◆ Work required: In the entries below, how many lines hold the string "that"? Give only the number.

* BEGIN Records supplied *

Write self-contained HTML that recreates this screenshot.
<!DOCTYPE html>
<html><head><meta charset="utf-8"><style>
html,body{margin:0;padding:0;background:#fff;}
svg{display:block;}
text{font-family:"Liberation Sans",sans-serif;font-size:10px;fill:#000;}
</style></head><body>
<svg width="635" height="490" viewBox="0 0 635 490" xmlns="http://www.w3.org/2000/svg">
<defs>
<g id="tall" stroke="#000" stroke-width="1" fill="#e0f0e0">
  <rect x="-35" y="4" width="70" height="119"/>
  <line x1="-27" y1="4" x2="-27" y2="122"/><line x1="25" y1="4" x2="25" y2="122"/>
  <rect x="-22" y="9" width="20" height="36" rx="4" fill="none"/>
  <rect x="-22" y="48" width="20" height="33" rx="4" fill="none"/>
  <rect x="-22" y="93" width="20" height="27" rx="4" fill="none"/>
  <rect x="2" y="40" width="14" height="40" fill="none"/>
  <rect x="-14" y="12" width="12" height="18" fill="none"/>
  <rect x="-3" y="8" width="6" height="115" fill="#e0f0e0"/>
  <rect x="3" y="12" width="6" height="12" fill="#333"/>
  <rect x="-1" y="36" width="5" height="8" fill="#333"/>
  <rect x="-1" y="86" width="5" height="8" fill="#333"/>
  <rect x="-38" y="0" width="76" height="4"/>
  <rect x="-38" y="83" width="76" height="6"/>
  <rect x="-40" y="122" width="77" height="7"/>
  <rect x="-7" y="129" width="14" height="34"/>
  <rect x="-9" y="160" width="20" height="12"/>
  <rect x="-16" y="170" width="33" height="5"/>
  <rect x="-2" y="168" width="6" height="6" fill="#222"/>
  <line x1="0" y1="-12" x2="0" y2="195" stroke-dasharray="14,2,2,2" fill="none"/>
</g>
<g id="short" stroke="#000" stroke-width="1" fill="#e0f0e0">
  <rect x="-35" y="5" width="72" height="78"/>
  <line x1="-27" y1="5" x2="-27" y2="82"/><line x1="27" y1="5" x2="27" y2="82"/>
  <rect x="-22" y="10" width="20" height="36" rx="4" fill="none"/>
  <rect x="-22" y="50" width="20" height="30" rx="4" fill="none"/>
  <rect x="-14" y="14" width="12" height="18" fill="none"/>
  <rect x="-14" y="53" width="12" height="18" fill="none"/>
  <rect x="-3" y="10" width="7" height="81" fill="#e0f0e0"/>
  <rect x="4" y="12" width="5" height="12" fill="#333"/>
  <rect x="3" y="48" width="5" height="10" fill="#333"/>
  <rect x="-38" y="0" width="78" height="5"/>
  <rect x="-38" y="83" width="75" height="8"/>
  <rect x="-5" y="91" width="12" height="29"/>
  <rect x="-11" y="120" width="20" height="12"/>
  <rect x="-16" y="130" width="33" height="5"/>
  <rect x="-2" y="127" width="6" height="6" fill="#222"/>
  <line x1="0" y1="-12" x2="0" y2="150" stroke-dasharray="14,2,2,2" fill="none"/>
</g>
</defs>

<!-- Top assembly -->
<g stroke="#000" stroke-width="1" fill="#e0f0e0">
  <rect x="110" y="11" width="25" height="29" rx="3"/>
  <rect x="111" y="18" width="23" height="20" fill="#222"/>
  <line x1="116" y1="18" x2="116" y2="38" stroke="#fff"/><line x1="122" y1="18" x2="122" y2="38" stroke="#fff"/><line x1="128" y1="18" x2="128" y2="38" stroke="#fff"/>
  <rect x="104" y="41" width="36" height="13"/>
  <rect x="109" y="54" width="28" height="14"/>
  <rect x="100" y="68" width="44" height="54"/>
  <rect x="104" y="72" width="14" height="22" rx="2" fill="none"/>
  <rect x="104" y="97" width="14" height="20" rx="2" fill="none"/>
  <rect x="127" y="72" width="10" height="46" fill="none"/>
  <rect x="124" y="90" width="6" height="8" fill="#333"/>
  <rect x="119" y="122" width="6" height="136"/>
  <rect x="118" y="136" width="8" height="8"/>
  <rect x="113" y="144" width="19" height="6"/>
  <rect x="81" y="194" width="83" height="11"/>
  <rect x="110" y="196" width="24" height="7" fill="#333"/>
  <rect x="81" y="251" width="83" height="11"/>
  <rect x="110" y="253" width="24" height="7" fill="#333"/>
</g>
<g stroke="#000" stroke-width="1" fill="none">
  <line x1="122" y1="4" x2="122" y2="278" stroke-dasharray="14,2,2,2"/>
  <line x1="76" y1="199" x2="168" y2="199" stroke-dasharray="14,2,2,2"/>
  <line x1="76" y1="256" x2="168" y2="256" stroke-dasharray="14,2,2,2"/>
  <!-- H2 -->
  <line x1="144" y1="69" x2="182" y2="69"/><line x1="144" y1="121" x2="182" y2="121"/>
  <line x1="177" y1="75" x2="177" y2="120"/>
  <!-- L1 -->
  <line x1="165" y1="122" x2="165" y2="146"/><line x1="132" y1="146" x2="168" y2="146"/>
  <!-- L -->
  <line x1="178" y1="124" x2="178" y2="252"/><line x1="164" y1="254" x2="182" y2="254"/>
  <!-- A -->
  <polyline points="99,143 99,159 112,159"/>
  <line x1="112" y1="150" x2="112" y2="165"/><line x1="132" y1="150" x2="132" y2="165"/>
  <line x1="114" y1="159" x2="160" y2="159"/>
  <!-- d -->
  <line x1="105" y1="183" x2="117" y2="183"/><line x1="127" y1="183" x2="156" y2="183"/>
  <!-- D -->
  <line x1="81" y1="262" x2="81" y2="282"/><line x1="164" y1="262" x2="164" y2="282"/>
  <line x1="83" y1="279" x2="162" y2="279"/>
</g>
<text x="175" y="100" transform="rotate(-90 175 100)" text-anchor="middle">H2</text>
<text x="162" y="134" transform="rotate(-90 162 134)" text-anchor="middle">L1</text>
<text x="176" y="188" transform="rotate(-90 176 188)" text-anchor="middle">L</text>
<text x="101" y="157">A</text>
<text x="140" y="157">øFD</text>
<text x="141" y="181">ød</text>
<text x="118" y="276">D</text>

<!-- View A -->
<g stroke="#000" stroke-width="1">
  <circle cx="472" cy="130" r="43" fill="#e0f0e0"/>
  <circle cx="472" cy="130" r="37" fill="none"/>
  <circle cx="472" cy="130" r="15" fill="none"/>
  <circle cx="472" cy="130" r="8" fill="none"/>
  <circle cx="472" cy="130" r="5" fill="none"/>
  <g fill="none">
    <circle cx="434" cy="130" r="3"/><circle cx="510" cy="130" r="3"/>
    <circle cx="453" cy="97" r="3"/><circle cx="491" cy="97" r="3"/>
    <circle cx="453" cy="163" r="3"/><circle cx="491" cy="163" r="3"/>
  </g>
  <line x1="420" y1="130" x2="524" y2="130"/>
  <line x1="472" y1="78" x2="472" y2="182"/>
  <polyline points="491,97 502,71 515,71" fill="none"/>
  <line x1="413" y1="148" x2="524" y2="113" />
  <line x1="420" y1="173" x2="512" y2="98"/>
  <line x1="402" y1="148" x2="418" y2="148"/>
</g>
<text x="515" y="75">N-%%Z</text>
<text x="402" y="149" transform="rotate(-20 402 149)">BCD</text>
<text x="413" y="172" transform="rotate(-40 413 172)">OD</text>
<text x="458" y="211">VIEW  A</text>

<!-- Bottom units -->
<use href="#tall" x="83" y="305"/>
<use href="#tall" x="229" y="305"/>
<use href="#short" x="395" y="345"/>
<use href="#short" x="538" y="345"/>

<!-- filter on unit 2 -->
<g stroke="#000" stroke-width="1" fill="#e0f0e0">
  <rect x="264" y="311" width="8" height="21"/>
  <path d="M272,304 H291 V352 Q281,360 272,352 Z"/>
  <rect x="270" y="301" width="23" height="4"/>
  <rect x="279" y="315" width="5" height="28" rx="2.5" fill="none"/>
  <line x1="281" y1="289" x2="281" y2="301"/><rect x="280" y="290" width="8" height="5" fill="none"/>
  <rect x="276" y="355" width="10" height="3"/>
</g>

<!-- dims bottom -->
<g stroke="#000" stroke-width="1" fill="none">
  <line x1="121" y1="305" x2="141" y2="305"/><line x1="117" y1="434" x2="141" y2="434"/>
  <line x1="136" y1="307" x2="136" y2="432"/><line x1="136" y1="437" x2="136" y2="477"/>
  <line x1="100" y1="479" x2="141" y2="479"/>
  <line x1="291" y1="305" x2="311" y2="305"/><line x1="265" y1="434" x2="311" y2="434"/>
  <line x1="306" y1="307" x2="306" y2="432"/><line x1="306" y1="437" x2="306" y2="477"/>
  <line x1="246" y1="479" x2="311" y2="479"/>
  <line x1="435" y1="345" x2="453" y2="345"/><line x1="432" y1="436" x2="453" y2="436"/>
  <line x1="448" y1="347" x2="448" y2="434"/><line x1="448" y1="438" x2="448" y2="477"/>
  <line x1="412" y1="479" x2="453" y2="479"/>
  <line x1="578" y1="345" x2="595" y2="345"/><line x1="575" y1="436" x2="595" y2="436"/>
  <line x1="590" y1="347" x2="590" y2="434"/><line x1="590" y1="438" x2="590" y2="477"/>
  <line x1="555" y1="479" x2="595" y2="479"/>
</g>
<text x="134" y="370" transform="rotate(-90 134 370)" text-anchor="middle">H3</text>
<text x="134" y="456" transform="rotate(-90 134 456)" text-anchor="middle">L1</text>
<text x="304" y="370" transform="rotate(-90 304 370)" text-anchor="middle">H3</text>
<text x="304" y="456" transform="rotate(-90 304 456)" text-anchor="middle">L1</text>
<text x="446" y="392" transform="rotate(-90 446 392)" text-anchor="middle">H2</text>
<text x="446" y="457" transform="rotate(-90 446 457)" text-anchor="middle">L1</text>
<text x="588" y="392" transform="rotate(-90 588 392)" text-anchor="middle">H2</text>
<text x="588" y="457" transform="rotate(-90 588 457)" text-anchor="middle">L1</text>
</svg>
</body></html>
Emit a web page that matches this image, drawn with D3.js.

* END Records supplied *

◆ Written answer: 2